Day 97 Not knowing where to start.


I have been not wanting to write – because when I think of others that will read this – it feels I will not be supportive to them. This doenst mean the Desteni group as they understand what it means to write to freedom. But others who might read it that do not as yet understand. So what does that mean for me – I fear prosecution by what other think. So see there I caught myself in a lie – I reason I say I think it wont be supportive is because what I really fear is prosecution as what others will think. And as I go down the rabbit hole with this – it is the fear of not being liked – and that fear leads to the fear of not being accepted. I am still dealing with these types of thoughts… I want to stop.

Not only this is the problem – what I have been doing is to think if I can work consistently and get my website business going – then I will have the time to devote to Desteni – the idea being – that the longer it takes to get the website to produce an income - the long it will be to have that income and my sources are running out. But what I am seeing today is that I have compromised myself by not blog writing at least every week… I am a compete mess – and it has not been supportive to me not to write. So I am deciding to day to make writing weekly a priority instead of my work – I was using the excuse of time – needed to make income fast – to the determent of writing which helps me stay in perspective.
Gee… writing is the time I have with MYSELF – I need that – or I get sucked into the matrix whorl wind.
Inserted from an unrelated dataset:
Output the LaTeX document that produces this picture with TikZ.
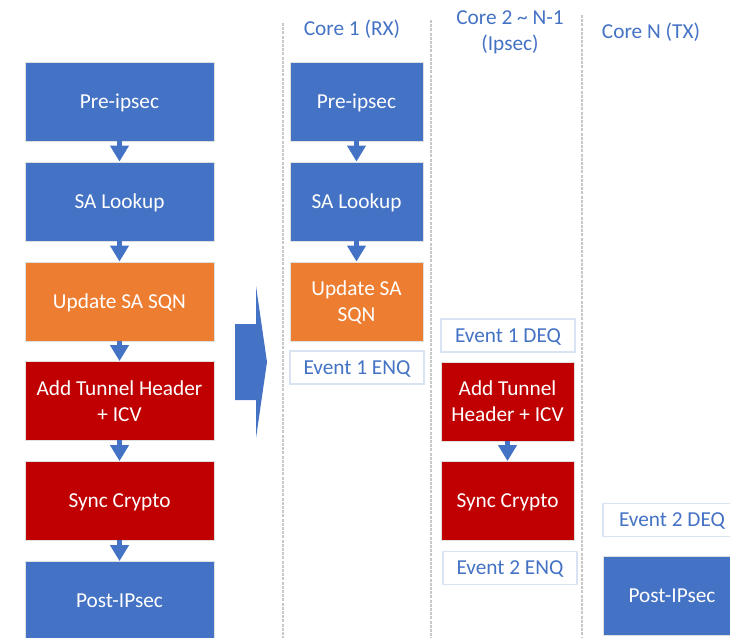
\documentclass[tikz,border=0pt]{standalone}
\usepackage{fontspec}
\setmainfont{Carlito}
\usetikzlibrary{arrows.meta}
\definecolor{pblue}{HTML}{4472C4}
\definecolor{porange}{HTML}{ED7D31}
\definecolor{pred}{HTML}{C00000}
\definecolor{evtline}{HTML}{DAE3F3}
\definecolor{laneline}{HTML}{C8C8C8}
\begin{document}
\begin{tikzpicture}[x=1pt,y=-1pt,
  txt/.style={font=\fontsize{21.3}{26}\selectfont},
  stage/.style={txt, draw=black!12, line width=0.8pt, text=white, align=center,
    inner sep=0pt, minimum height=79pt, text depth=0pt},
  wide/.style={stage, minimum width=189pt},
  narrow/.style={stage, minimum width=133pt},
  bluebox/.style={fill=pblue},
  orangebox/.style={fill=porange},
  redbox/.style={fill=pred},
  evtbox/.style={txt, draw=evtline, line width=1.5pt, fill=white, text=pblue,
    inner sep=0pt, minimum width=134pt, minimum height=33pt, text depth=0pt},
  lanehead/.style={txt, text=pblue, align=center, inner sep=0pt},
  lane/.style={draw=laneline, line width=1.4pt, dash pattern=on 3pt off 1.2pt},
  flow/.style={draw=pblue, line width=4.5pt,
    -{Triangle[length=16pt,width=18pt]}, shorten <=-0.5pt}
]
\useasboundingbox (0,0) rectangle (730,637);
\clip (0,0) rectangle (730,637);

% lane separators
\coordinate (l1t) at (283,23);  \coordinate (l1b) at (283,640);
\coordinate (l2t) at (431,20);  \coordinate (l2b) at (431,640);
\coordinate (l3t) at (582,15);  \coordinate (l3b) at (582,640);
\draw[lane] (l1t) -- (l1b);
\draw[lane] (l2t) -- (l2b);
\draw[lane] (l3t) -- (l3b);

% lane headings
\node[lanehead] (h1) at (352,29) {Core 1 (RX)};
\node[lanehead] (h2) at (510,32) {Core 2 \textasciitilde{} N-1\\(Ipsec)};
\node[lanehead] (h3) at (651,32) {Core N (TX)};

% single-core pipeline
\node[wide, bluebox]   (a1) at (119.5,101.5) {Pre-ipsec};
\node[wide, bluebox]   (a2) at (119.5,201.5) {SA Lookup};
\node[wide, orangebox] (a3) at (119.5,301.5) {Update SA SQN};
\node[wide, redbox]    (a4) at (119.5,401)   {Add Tunnel Header\\+ ICV};
\node[wide, redbox]    (a5) at (119.5,501)   {Sync Crypto};
\node[wide, bluebox]   (a6) at (119.5,601)   {Post-IPsec};
\draw[flow] (a1.south) -- (a2.north);
\draw[flow] (a2.south) -- (a3.north);
\draw[flow] (a3.south) -- (a4.north);
\draw[flow] (a4.south) -- (a5.north);
\draw[flow] (a5.south) -- (a6.north);

% block arrow
\fill[pblue] (235,324) -- (256,324) -- (256,286) -- (267,362)
  -- (256,438) -- (256,400) -- (235,400) -- cycle;

% core 1 (RX)
\node[narrow, bluebox]   (b1) at (356.5,101.5) {Pre-ipsec};
\node[narrow, bluebox]   (b2) at (356.5,201.5) {SA Lookup};
\node[narrow, orangebox] (b3) at (356.5,301.5) {Update SA\\SQN};
\node[evtbox]            (b4) at (357,367.5)   {Event 1 ENQ};
\draw[flow] (b1.south) -- (b2.north);
\draw[flow] (b2.south) -- (b3.north);

% cores 2 .. N-1 (Ipsec)
\node[evtbox]          (c1) at (508,335.5) {Event 1 DEQ};
\node[narrow, redbox]  (c2) at (507.5,401.5) {Add Tunnel\\Header + ICV};
\node[narrow, redbox]  (c3) at (507.5,501)   {Sync Crypto};
\node[evtbox]          (c4) at (510,568)     {Event 2 ENQ};
\draw[flow] (c2.south) -- (c3.north);

% core N (TX)
\node[evtbox, minimum width=138pt] (d1) at (672,520) {Event 2 DEQ};
\node[stage, bluebox, minimum width=138pt] (d2) at (672,595.5) {Post-IPsec};
\end{tikzpicture}
\end{document}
Unfortunately for me – I have been told this – to keep consistent with writing – but I am one who has to learn the “hard way” so to speak – I have to make my learning my own – meaning I do not trust hear say – I need to experience it myself to have a complete understanding within my being. But in away this is also a good thing, as we are told to question everything – which I have always done anyway.

But on the other hand – it is a shame that each one of us has to have first hand experience before we believe something. For example – the reason that we accepted and allow abuse to others, like allowing poverty to exist is because we have not experienced poverty for ourselves – so we do not see or care that it is a problem. We are so separated from each other – we see another human – and say “they” “them” – like they are not one of us….and thus there problems are not ours. Funny we do want others to help us when we think we need it – but we don’t see that we all – as a human race need to help each other…

And another thing I am seeing with my process is that I fear time – I fear not knowing how much time I should spend on each project that I need to do – I fear not getting it done – so I will cram and sometime work 18hrs straight to get something done – then I am burned out for a bit.
That’s it for then post- as I am seeing I can go on and on. So I will stop here for now. And try to make these into separate posts as I continue to rant my thoughts.